We in the UK take the opportunity to be educated for granted. So we should – though recent statistics have shown we are by no means leading the way. Around the world 75 million primary school age children are outside of education, girls in particular are likely to be denied access. The reasons for this are many, the absence of school buildings, the cost of attending, the financial need for children to work, parents who were not educated themselves and do not value it as a result, to name but a few. Only 135 years ago, the children of Mile End and the industrial East End were confronted by many of these exact same issues, Dr Thomas Barnado, that esteemed and exceptionally kind Victorian gent, sought to reverse this. Whether lured in by the promise of free meals, the safety of a school environment or at the behest of their parents, the class rooms of the Ragged School were thronged by up to 100 kids in each classroom. These classrooms have been recreated in the same converted industrial building which now houses the museum.

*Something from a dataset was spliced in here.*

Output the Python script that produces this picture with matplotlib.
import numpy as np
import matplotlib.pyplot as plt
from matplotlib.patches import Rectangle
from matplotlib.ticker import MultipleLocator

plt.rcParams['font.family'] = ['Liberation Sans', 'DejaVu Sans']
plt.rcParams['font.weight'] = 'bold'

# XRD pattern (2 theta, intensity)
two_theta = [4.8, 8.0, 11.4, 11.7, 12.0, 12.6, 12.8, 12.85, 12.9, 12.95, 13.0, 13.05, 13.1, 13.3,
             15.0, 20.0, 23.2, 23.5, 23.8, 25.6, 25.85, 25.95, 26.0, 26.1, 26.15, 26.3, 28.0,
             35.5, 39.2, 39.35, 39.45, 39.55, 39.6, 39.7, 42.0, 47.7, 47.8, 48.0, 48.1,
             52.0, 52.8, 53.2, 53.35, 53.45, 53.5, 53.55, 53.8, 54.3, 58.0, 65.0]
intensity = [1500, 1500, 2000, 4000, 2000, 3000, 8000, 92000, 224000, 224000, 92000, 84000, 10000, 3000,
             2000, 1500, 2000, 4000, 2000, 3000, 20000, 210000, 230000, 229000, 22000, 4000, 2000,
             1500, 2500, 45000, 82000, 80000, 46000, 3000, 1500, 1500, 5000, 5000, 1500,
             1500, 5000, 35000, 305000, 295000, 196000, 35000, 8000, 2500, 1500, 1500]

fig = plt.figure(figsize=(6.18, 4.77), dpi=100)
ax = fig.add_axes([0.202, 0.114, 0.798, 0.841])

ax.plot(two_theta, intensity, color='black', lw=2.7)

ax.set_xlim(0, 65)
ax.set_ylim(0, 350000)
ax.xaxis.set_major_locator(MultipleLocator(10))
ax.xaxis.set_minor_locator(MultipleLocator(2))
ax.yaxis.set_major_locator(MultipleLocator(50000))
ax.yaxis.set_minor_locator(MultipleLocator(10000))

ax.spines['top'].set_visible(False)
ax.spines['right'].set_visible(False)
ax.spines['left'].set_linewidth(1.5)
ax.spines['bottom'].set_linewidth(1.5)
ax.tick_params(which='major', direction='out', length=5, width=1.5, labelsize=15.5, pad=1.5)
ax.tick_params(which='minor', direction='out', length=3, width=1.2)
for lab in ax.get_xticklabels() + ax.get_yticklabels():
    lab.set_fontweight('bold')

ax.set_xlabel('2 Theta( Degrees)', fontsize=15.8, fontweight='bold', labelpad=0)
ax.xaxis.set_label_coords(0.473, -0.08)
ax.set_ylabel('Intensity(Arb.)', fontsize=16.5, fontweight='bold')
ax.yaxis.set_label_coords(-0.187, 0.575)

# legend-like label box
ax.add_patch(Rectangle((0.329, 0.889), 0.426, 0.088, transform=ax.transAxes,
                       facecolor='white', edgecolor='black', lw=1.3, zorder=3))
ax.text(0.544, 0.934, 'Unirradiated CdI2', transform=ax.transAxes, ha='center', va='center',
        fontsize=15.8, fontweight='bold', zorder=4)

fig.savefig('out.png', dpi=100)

In the lower level of the bulding is a local history exhibit, the likes of which is all too familiar to absurly-frequent museum visitors such as myself. There is the obligatory “Now we are multicultured” stuff, plus some random facts about the East End I did not know – the first PDSA (free animal welfare) centre was opened nearby and that there was a tragedy at Bethnal Green tube station during the Blitz – the worst single event on the home front. Plus reminders of some stuff I did know about, like the ‘Battle of Cable Street’. This particular room is a bit scattered and, to use the modern meaning of the word ‘random’. Whilst I was interested to read about slum clearances and the living conditions, I am not in the least interested about local theatres, cinemas or PDSAs.
But this room is not the reason you come to the Ragged School. And you should come to the Ragged School.
I attended the school on a Sunday. The first Sunday of each month the school puts on classes run by an actress who does a thoroughly convincing turn as first of all a lovely kind introductory speech, then she dons her glasses and re-enters the room as the embodiment of spinster-strictness. Incidentally attendance to the class is free but a £2 donation cup will be pointedly slid in front of you upon entry – it is absolutely worth it.
Having done a bit of teaching myself, I would not be keen to try and tame a room of kids, many of whom would not have valued the opportunity, nor even have been ‘socialised’ into the school ethos and traditions – amongst the hundred there must have been a few Dickensian urchins causing a ruckus. However, the teachers were equipped with all the harsh punishment provisions allowed to Victorian educators.
We students were shown the implements of
torture discipline available to here. Hand restraints for fidgeters, a plank to be put behind the back for those who slouch, the dunce cap for mental anguish, the cane for physical. By and large my small class was well behaved. Sometimes reciting by rote, other times we copied from the board, onto a scratchy and tricky to read slate. It was funny to be back learning primary school lessons again – I couldn’t decide if I wanted to be naughty and knowing or try and outdo my students as number one clever clogs. Luckily our own teacher was benevolent enough to forgive our (ie my) mistakes in our arithmetical tasks. She was probably very impressed by my authentic primary school student level handwriting and drawing.
In addition to the cafe in the basement, there is on the top floor a final exhibition space with a number of authentic items to recreate something like a typical local household. A lovely volunteer there, Martha, a genuine East- End child full of stories, explained how she remembered each of the items and got in a few old-people cliches to boot; though well she might claim ‘kids today don’t know they’re born’ as someone who lived through the war, destruction of the east end, an era with reduced literacy and a job in the factory as most people’s realistic ambition.
Nor was it easier in the household. Martha explained poverty was not considered an exception for keeping your house and person clean and presentable – even though the arduous task of washing shirts would have included removing all buttons from shirts before putting them through the mangle, and then sewing them back on again. Oh lord I’m grateful I was born in the modern era. And to think how much of a chore it seems to hang out the washing. Old fashioned irons, a mangle, washing and cleaning apparatus and household products are on display, as well as written testimony about how they were used, should Martha or another volunteer not be around to talk to you.
In summary, you really must visit the museum at a time when classes can be attended. Kids found themselves enjoying classes at the weekend (plus probably getting to see their parents get told-off), adults were nostalgic, everyone left grateful they were not Victorian students – unlike many of children who passed through the Ragged School, which did what it could to reduce the crushing structural poverty of Victorian England until it was closed down in 1908.
Location: 46-50 Copperfield Rd, London E3 4RR (10 mins from Mile End Station, follow the canal path or through the park).
Entrance is FREE, though a donation will be suggested. Entrance is for schools and groups during the week, family days during the holidays and Victorian lessons first Sundays of each month (2pm to 5pm). General visitors can attend between 10am and 5pm each Wednesday and Thursday.